5. Leverage Canada’s AI Leadership
6G will be the first network generation designed around AI from the ground up. Canada’s AI research strength gives it a unique competitive advantage.
AI can optimize:
- spectrum allocation,
- network routing,
- predictive maintenance,
- cybersecurity,
- energy efficiency,
- and autonomous network management.
Canada should integrate AI research institutes directly into 6G development programs.

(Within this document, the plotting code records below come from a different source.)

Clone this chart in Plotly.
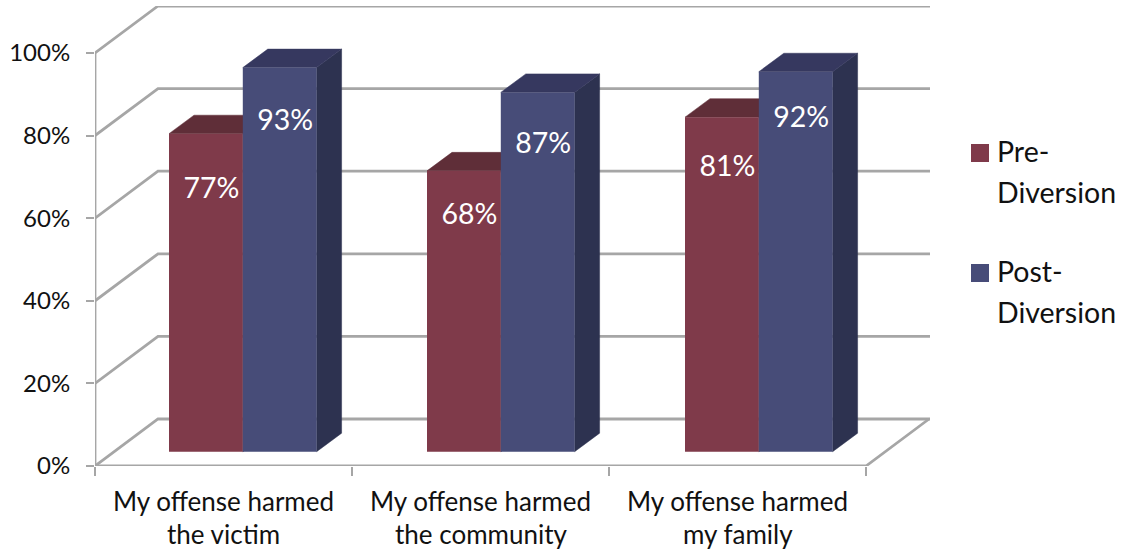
import plotly.graph_objects as go

# ---- data ----
cat_line1 = ["My offense harmed", "My offense harmed", "My offense harmed"]
cat_line2 = ["the victim", "the community", "my family"]
series_names = ["Pre-Diversion", "Post-Diversion"]
pre_values = [77, 68, 81]
post_values = [93, 87, 92]
y_ticks = [0, 20, 40, 60, 80, 100]

# ---- styling / projection ----
W, H = 1125, 550
L, R, T, B = 95, 930, 6, 466
PX_X = 257.0            # px per category
PX_Y = 4.13             # px per percent
FONT = "Lato"
FS_AXIS = 24
FS_CAT = 26
FS_LABEL = 28.5
FS_LEGEND = 28.5
GRID = "#A6A6A6"
TXT = "#111111"
PRE = dict(front="#7F3A4A", top="#5F2E38", side="#552A34")
POST = dict(front="#474C78", top="#36385F", side="#2D3250")

WALL_DX, WALL_DY = 63 / PX_X, 47 / PX_Y
BAR_DY = 14.3 / PX_Y     # bars sit inside the floor
BAR_X0, BAR_W = 74 / PX_X, 73.8 / PX_X
BAR_STEP = 258 / PX_X
SIDE_DX, SIDE_DY = 25 / PX_X, 18.5 / PX_Y
X_MAX = (R - L) / PX_X
Y_MAX = (B - T) / PX_Y
LABEL_DX = 5.5 / PX_X
LABEL_DROP_PX = [[57, 46, 52], [55, 53, 48]]

fig = go.Figure()


def line(xs, ys):
    fig.add_trace(go.Scatter(x=xs, y=ys, mode="lines", showlegend=False, hoverinfo="skip",
                             line=dict(color=GRID, width=2.8), cliponaxis=False, zorder=0))


def face(xs, ys, color, z):
    fig.add_trace(go.Scatter(x=xs, y=ys, mode="lines", fill="toself", fillcolor=color,
                             line=dict(color=color, width=0.5), showlegend=False,
                             hoverinfo="skip", zorder=z))


# walls and floor
for g in y_ticks:
    line([0, WALL_DX, X_MAX], [g, g + WALL_DY, g + WALL_DY])
line([0, 0], [0, 100])
line([0, 3, 3 + WALL_DX], [0, 0, WALL_DY])

# bars: side + top drawn behind, front faces via bar traces
for s, (vals, col, name) in enumerate(zip([pre_values, post_values], [PRE, POST], series_names)):
    z = 1 + 2 * s
    for i, v in enumerate(vals):
        x0 = i * BAR_STEP + BAR_X0 + s * BAR_W
        x1 = x0 + BAR_W
        y0, y1 = BAR_DY, BAR_DY + v
        face([x1, x1 + SIDE_DX, x1 + SIDE_DX, x1, x1],
             [y0, y0 + SIDE_DY, y1 + SIDE_DY, y1, y0], col["side"], z)
        face([x0, x0 + SIDE_DX, x1 + SIDE_DX, x1, x0],
             [y1, y1 + SIDE_DY, y1 + SIDE_DY, y1, y1], col["top"], z)
    fig.add_trace(go.Bar(
        x=[i * BAR_STEP + BAR_X0 + (s + 0.5) * BAR_W for i in range(3)], y=vals, base=BAR_DY,
        width=BAR_W, marker=dict(color=col["front"], line=dict(width=0)),
        name=name, showlegend=False, zorder=z + 1))

# data labels
for s, vals in enumerate([pre_values, post_values]):
    fig.add_trace(go.Scatter(
        x=[i * BAR_STEP + BAR_X0 + (s + 0.5) * BAR_W + LABEL_DX for i in range(3)],
        y=[BAR_DY + v - d / PX_Y for v, d in zip(vals, LABEL_DROP_PX[s])],
        text=[f"{v}%" for v in vals], mode="text", showlegend=False, hoverinfo="skip",
        textfont=dict(family=FONT, size=FS_LABEL, color="white"), zorder=9))

# second line of each category label
annotations = [dict(x=i + 0.5, xref="x", y=(B - 534) / (B - T), yref="paper", text=t, showarrow=False,
                    font=dict(family=FONT, size=FS_CAT, color=TXT),
                    xanchor="center", yanchor="middle")
               for i, t in enumerate(cat_line2)]

# legend: swatch + two text rows
shapes = []
for name, col, y0 in zip(series_names, [PRE, POST], [144, 264]):
    shapes.append(dict(type="rect", xref="paper", yref="paper",
                       x0=(971 - L) / (R - L), x1=(989 - L) / (R - L),
                       y0=(B - y0 - 18) / (B - T), y1=(B - y0) / (B - T),
                       fillcolor=col["front"], line=dict(width=0)))
    a, b = name.split("-")
    for txt, py in ((a + "-", y0 + 7), (b, y0 + 48)):
        annotations.append(dict(x=(997 - L) / (R - L), xref="paper", y=(B - py) / (B - T), yref="paper",
                                text=txt, showarrow=False, xanchor="left", yanchor="middle",
                                xshift=-2, font=dict(family=FONT, size=FS_LEGEND, color=TXT)))

fig.update_layout(
    width=W, height=H, autosize=False,
    margin=dict(l=L, r=W - R, t=T, b=H - B, pad=0),
    paper_bgcolor="white", plot_bgcolor="white",
    barmode="overlay", showlegend=False,
    font=dict(family=FONT, size=FS_AXIS, color=TXT),
    annotations=annotations, shapes=shapes,
    xaxis=dict(range=[0, X_MAX], tickmode="array", tickvals=[0.5, 1.5, 2.5], ticktext=cat_line1,
               tickfont=dict(size=FS_CAT),
               ticks="", showgrid=False, zeroline=False, showline=False, ticklabelstandoff=18,
               minor=dict(tickmode="array", tickvals=[0, 1, 2, 3], ticks="outside", ticklen=9,
                          tickwidth=2, tickcolor=GRID, showgrid=False)),
    yaxis=dict(range=[0, Y_MAX], tickmode="array", tickvals=y_ticks,
               ticktext=[f"{v}%" for v in y_ticks], ticks="outside", ticklen=8, tickwidth=2,
               tickcolor=GRID, showgrid=False, zeroline=False, showline=False, ticklabelstandoff=11),
)

fig.write_html("out.html", config={"displayModeBar": False},
               post_script="document.body.style.margin='0';")
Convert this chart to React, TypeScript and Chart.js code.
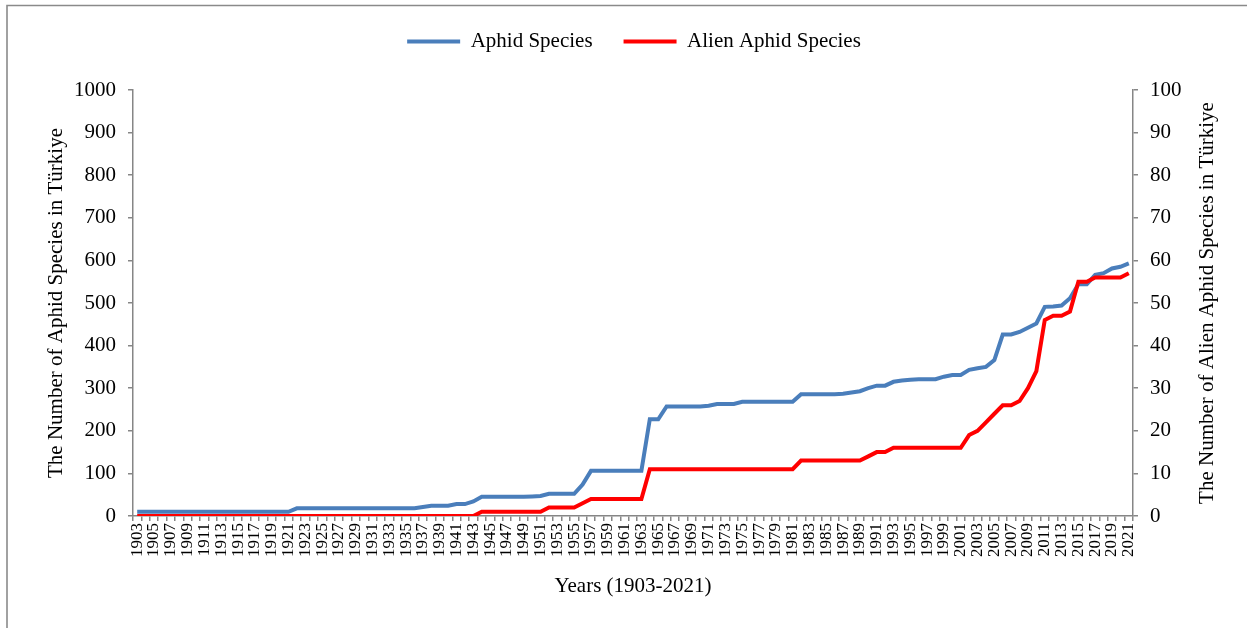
import React, { useEffect, useRef } from "react";
import Chart from "chart.js/auto";

const years: string[] = [
  "1903","1904","1905","1906","1907","1908","1909","1910","1911","1912",
  "1913","1914","1915","1916","1917","1918","1919","1920","1921","1922",
  "1923","1924","1925","1926","1927","1928","1929","1930","1931","1932",
  "1933","1934","1935","1936","1937","1938","1939","1940","1941","1942",
  "1943","1944","1945","1946","1947","1948","1949","1950","1951","1952",
  "1953","1954","1955","1956","1957","1958","1959","1960","1961","1962",
  "1963","1964","1965","1966","1967","1968","1969","1970","1971","1972",
  "1973","1974","1975","1976","1977","1978","1979","1980","1981","1982",
  "1983","1984","1985","1986","1987","1988","1989","1990","1991","1992",
  "1993","1994","1995","1996","1997","1998","1999","2000","2001","2002",
  "2003","2004","2005","2006","2007","2008","2009","2010","2011","2012",
  "2013","2014","2015","2016","2017","2018","2019","2020","2021",
];

// The Number of Aphid Species in Türkiye (left axis)
const aphidSpecies: number[] = [
  10, 10, 10, 10, 10, 10, 10, 10, 10, 10, // 1903-1912
  10, 10, 10, 10, 10, 10, 10, 10, 10, 18, // 1913-1922
  18, 18, 18, 18, 18, 18, 18, 18, 18, 18, // 1923-1932
  18, 18, 18, 18, 21, 24, 24, 24, 28, 28, // 1933-1942
  34, 45, 45, 45, 45, 45, 45, 46, 47, 52, // 1943-1952
  52, 52, 52, 74, 106, 106, 106, 106, 106, 106, // 1953-1962
  106, 227, 227, 257, 257, 257, 257, 257, 259, 263, // 1963-1972
  263, 263, 268, 268, 268, 268, 268, 268, 268, 286, // 1973-1982
  286, 286, 286, 286, 287, 290, 293, 300, 306, 306, // 1983-1992
  315, 318, 320, 321, 321, 321, 327, 331, 331, 343, // 1993-2002
  347, 350, 366, 426, 426, 432, 442, 452, 491, 492, // 2003-2012
  494, 511, 544, 544, 566, 570, 581, 585, 593,      // 2013-2021
];

// The Number of Alien Aphid Species in Türkiye (right axis)
const alienSpecies: number[] = [
  0, 0, 0, 0, 0, 0, 0, 0, 0, 0, // 1903-1912
  0, 0, 0, 0, 0, 0, 0, 0, 0, 0, // 1913-1922
  0, 0, 0, 0, 0, 0, 0, 0, 0, 0, // 1923-1932
  0, 0, 0, 0, 0, 0, 0, 0, 0, 0, // 1933-1942
  0, 1, 1, 1, 1, 1, 1, 1, 1, 2, // 1943-1952
  2, 2, 2, 3, 4, 4, 4, 4, 4, 4, // 1953-1962
  4, 11, 11, 11, 11, 11, 11, 11, 11, 11, // 1963-1972
  11, 11, 11, 11, 11, 11, 11, 11, 11, 13, // 1973-1982
  13, 13, 13, 13, 13, 13, 13, 14, 15, 15, // 1983-1992
  16, 16, 16, 16, 16, 16, 16, 16, 16, 19, // 1993-2002
  20, 22, 24, 26, 26, 27, 30, 34, 46, 47, // 2003-2012
  47, 48, 55, 55, 56, 56, 56, 56, 57,     // 2013-2021
];

const leftTicks = { min: 0, max: 1000, step: 100 };
const rightTicks = { min: 0, max: 100, step: 10 };

const seriesNames = ["Aphid Species", "Alien Aphid Species"];
const leftTitle = "The Number of Aphid Species in Türkiye";
const rightTitle = "The Number of Alien Aphid Species in Türkiye";
const xTitle = "Years (1903-2021)";

const FONT = "Liberation Serif";
const AXIS_GRAY = "#868686";
const BLUE = "#4A7EBB";
const RED = "#FF0000";

export default function App() {
  const canvasRef = useRef<HTMLCanvasElement | null>(null);

  useEffect(() => {
    if (!canvasRef.current) return;
    Chart.defaults.font.family = FONT;
    Chart.defaults.color = "#000";

    const framePlugin = {
      id: "frame",
      beforeLayout(chart: any) {
        const lg = chart.legend;
        if (lg && !lg.__patched) {
          const orig = lg.fit;
          lg.fit = function () {
            orig.call(this);
            this.height = 90;
            if (this.lineWidths && this.lineWidths.length) {
              this.lineWidths[0] -= 21;
            }
          };
          lg.__patched = true;
        }
      },
      afterDraw(chart: any) {
        const ctx = chart.ctx;
        const { top, bottom } = chart.chartArea;
        ctx.save();
        ctx.strokeStyle = "#8a8a8a";
        ctx.lineWidth = 1.6;
        ctx.beginPath();
        ctx.moveTo(7, chart.height);
        ctx.lineTo(7, 5.5);
        ctx.lineTo(chart.width, 5.5);
        ctx.stroke();
        // right axis title (reads bottom to top)
        ctx.fillStyle = "#000";
        ctx.font = `21px "${FONT}"`;
        ctx.textAlign = "center";
        ctx.textBaseline = "middle";
        ctx.translate(1207, (top + bottom) / 2);
        ctx.rotate(-Math.PI / 2);
        ctx.fillText(rightTitle, 0, 0);
        ctx.restore();
      },
    };

    const gridOpts = {
      drawOnChartArea: false,
      drawTicks: true,
      tickLength: 5,
      color: AXIS_GRAY,
      lineWidth: 1.5,
    };
    const borderOpts = { display: true, color: AXIS_GRAY, width: 1.5 };
    const plainNumber = (v: any) => String(v);

    const chart = new Chart(canvasRef.current, {
      type: "line",
      data: {
        labels: years,
        datasets: [
          {
            label: seriesNames[0],
            data: aphidSpecies,
            borderColor: BLUE,
            backgroundColor: BLUE,
            borderWidth: 4,
            pointRadius: 0,
            tension: 0,
            yAxisID: "y",
            order: 1,
          },
          {
            label: seriesNames[1],
            data: alienSpecies,
            borderColor: RED,
            backgroundColor: RED,
            borderWidth: 4,
            pointRadius: 0,
            tension: 0,
            yAxisID: "y1",
            order: 0,
          },
        ],
      },
      options: {
        animation: false,
        responsive: true,
        maintainAspectRatio: false,
        layout: { padding: 0 },
        plugins: {
          tooltip: { enabled: false },
          legend: {
            display: true,
            position: "top",
            align: "center",
            labels: {
              boxWidth: 53,
              boxHeight: 4,
              padding: 31,
              color: "#000",
              font: { family: FONT, size: 21 },
              sort: (a: any, b: any) => a.datasetIndex - b.datasetIndex,
              generateLabels: (c: any) =>
                (Chart as any).defaults.plugins.legend.labels
                  .generateLabels(c)
                  .map((l: any) => ({ ...l, lineWidth: 0, fillStyle: l.strokeStyle })),
            },
          },
        },
        scales: {
          x: {
            type: "category",
            offset: true,
            grid: { ...gridOpts, offset: true },
            border: borderOpts,
            ticks: {
              autoSkip: false,
              maxRotation: 90,
              minRotation: 90,
              padding: 2,
              color: "#000",
              font: { family: FONT, size: 17 },
              callback: (_v: any, i: number) => (i % 2 === 0 ? years[i] : ""),
            },
            title: {
              display: true,
              text: xTitle,
              color: "#000",
              font: { family: FONT, size: 21 },
              padding: { top: 0, bottom: 29 },
            },
            afterFit: (s: any) => {
              s.height = 112;
            },
          },
          y: {
            type: "linear",
            position: "left",
            min: leftTicks.min,
            max: leftTicks.max,
            grid: gridOpts,
            border: borderOpts,
            ticks: {
              stepSize: leftTicks.step,
              padding: 12,
              color: "#000",
              font: { family: FONT, size: 21 },
              callback: plainNumber,
            },
            title: {
              display: true,
              text: leftTitle,
              color: "#000",
              font: { family: FONT, size: 21 },
              padding: { top: 44, bottom: 0 },
            },
            afterFit: (s: any) => {
              s.width = 133;
            },
          },
          y1: {
            type: "linear",
            position: "right",
            min: rightTicks.min,
            max: rightTicks.max,
            grid: gridOpts,
            border: borderOpts,
            ticks: {
              stepSize: rightTicks.step,
              padding: 12,
              color: "#000",
              font: { family: FONT, size: 21 },
              callback: plainNumber,
            },
            afterFit: (s: any) => {
              s.width = 114;
            },
          },
        },
      },
      plugins: [framePlugin],
    } as any);

    return () => chart.destroy();
  }, []);

  return (
    <div
      style={{
        position: "fixed",
        left: 0,
        top: 0,
        width: 1247,
        height: 628,
        background: "#fff",
      }}
    >
      <canvas ref={canvasRef} />
    </div>
  );
}
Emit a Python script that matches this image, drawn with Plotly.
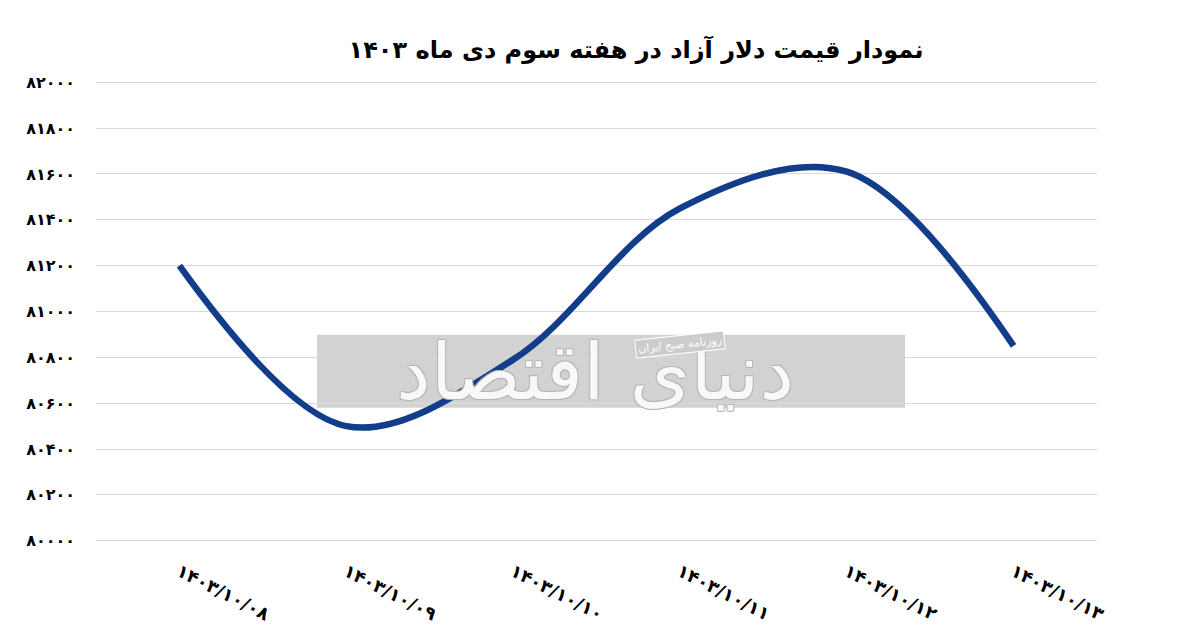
import plotly.graph_objects as go

# ---- data ----
dates = ["۱۴۰۳/۱۰/۰۸", "۱۴۰۳/۱۰/۰۹", "۱۴۰۳/۱۰/۱۰", "۱۴۰۳/۱۰/۱۱", "۱۴۰۳/۱۰/۱۲", "۱۴۰۳/۱۰/۱۳"]
prices = [81200, 80500, 80790, 81450, 81610, 80850]
y_tick_vals = [80000, 80200, 80400, 80600, 80800, 81000, 81200, 81400, 81600, 81800, 82000]
y_tick_text = ["۸۰۰۰۰", "۸۰۲۰۰", "۸۰۴۰۰", "۸۰۶۰۰", "۸۰۸۰۰", "۸۱۰۰۰", "۸۱۲۰۰", "۸۱۴۰۰", "۸۱۶۰۰", "۸۱۸۰۰", "۸۲۰۰۰"]
title_text = "نمودار قیمت دلار آزاد در هفته سوم دی ماه ۱۴۰۳"
wm_text = "دنیای اقتصاد"
wm_small = "روزنامه صبح ایران"

W, H = 1200, 644
OFF = 8  # page body margin
L, R = 96 - OFF, 1097 - OFF
T, B = 80.2 - OFF, 543.3 - OFF


def px(x):
    return (x - OFF - L) / (R - L)


def py(y):
    return (B - (y - OFF)) / (B - T)


fig = go.Figure()
fig.add_trace(go.Scatter(
    x=dates, y=prices, mode="lines",
    line=dict(color="#113d8a", width=6.5, shape="spline", smoothing=1),
    hoverinfo="x+y", showlegend=False,
))

# watermark (approximate)
fig.add_shape(type="rect", xref="paper", yref="paper",
              x0=px(317), x1=px(905), y0=py(408), y1=py(335),
              fillcolor="#d2d2d2", line=dict(width=0), layer="below")
fig.add_annotation(xref="paper", yref="paper", x=px(595), y=py(372),
                   text=wm_text, showarrow=False,
                   font=dict(family="DejaVu Sans", size=78, color="rgba(255,255,255,0.9)",
                             shadow="1px 1px 0 #b5b5b5, -1px -1px 0 #b5b5b5, 1px -1px 0 #b5b5b5, -1px 1px 0 #b5b5b5"))
fig.add_annotation(xref="paper", yref="paper", x=px(680), y=py(345),
                   text=wm_small, showarrow=False, textangle=-6,
                   font=dict(family="DejaVu Sans", size=11, color="white"),
                   bgcolor="#cccccc", bordercolor="white", borderwidth=1, borderpad=2)

fig.update_layout(
    width=W, height=H,
    paper_bgcolor="white", plot_bgcolor="white",
    margin=dict(l=L, r=W - R, t=T, b=H - B, pad=0),
    title=dict(text="<b>" + title_text + "</b>", x=(636 - OFF) / W, xanchor="center",
               y=1 - (50 - OFF) / H, yanchor="middle", xref="container", yref="container",
               font=dict(family="DejaVu Sans", size=24, color="black")),
    xaxis=dict(
        type="category", range=[-0.5, 5.5],
        showgrid=False, showline=False, zeroline=False, ticks="",
        tickangle=27, ticklabelstandoff=14,
        tickfont=dict(family="DejaVu Sans", size=18, color="black", weight="bold"),
    ),
    yaxis=dict(
        range=[79990, 82010],
        tickvals=y_tick_vals, ticktext=y_tick_text,
        showgrid=True, gridcolor="#d9d9d9", gridwidth=1,
        showline=False, zeroline=False, ticks="",
        ticklabelstandoff=20,
        tickfont=dict(family="DejaVu Sans", size=16, color="black", weight="bold"),
    ),
)

fig.write_html("out.html")
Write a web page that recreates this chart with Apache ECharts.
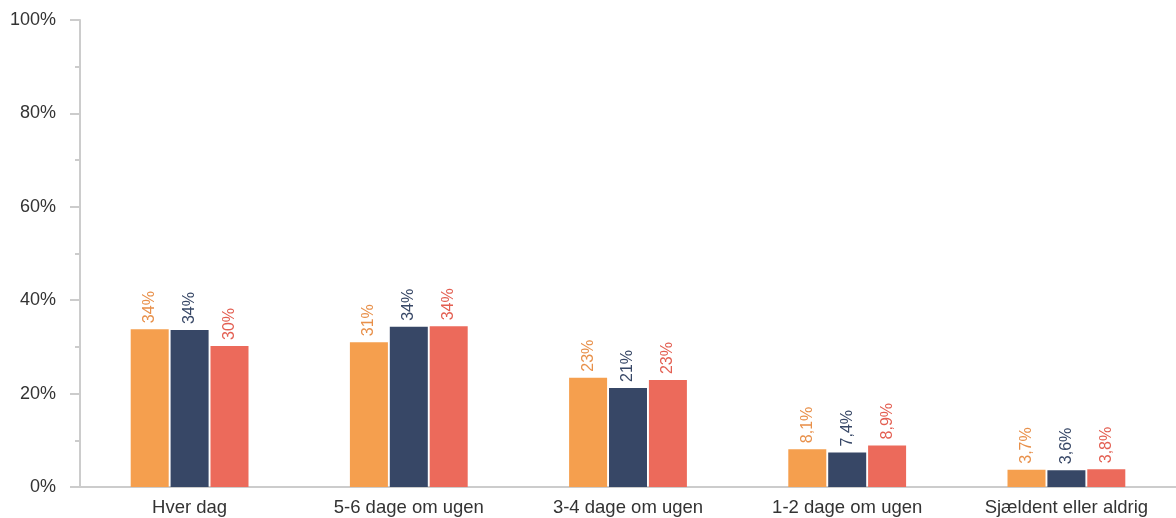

This is where Canada can lead globally , not by building radios, but by building the intelligence that runs the network.
6. Use Space Technology as a Differentiator
Canada’s space heritage Canadarm, RADARSAT, satellite robotics positions it uniquely for the 6G era, where terrestrial and satellite networks will merge.
Canada should lead in:
- hybrid satellite-6G architectures,
- LEO-integrated networks,
- remote-region connectivity,
- and space-based sensing.
This is a natural strategic advantage that few countries possess.
7. Build a National Telecom Innovation Fund
Canada needs a dedicated fund to support:
- telecom startups,
- open RAN companies,
- AI-driven network tools,
- cybersecurity technologies,
- and space-telecom integration.
Telecom innovation cannot be left solely to three incumbents. A broader ecosystem must be cultivated.
The Cost of Inaction
If Canada does nothing if it maintains the status quo the consequences will be predictable and severe.
1. Canada will fall behind global 6G leaders.
Standards will be set elsewhere. Patents will be owned elsewhere. Innovation will happen elsewhere.
2. Canadian networks will become more expensive and less competitive.
A closed market cannot keep pace with global innovation cycles.
3. Canada will lose its strategic autonomy.
Dependence on foreign technologies without domestic capability is a national security risk.
4. The digital economy will suffer.
Industries that rely on advanced connectivity ,manufacturing, agriculture, transportation, health will lag global competitors.
5. Rural and remote regions will fall further behind.
Without new architectures like O-RAN and satellite-6G integration, rural connectivity will remain expensive and slow.
Canada cannot afford to be a follower in the next era of connectivity.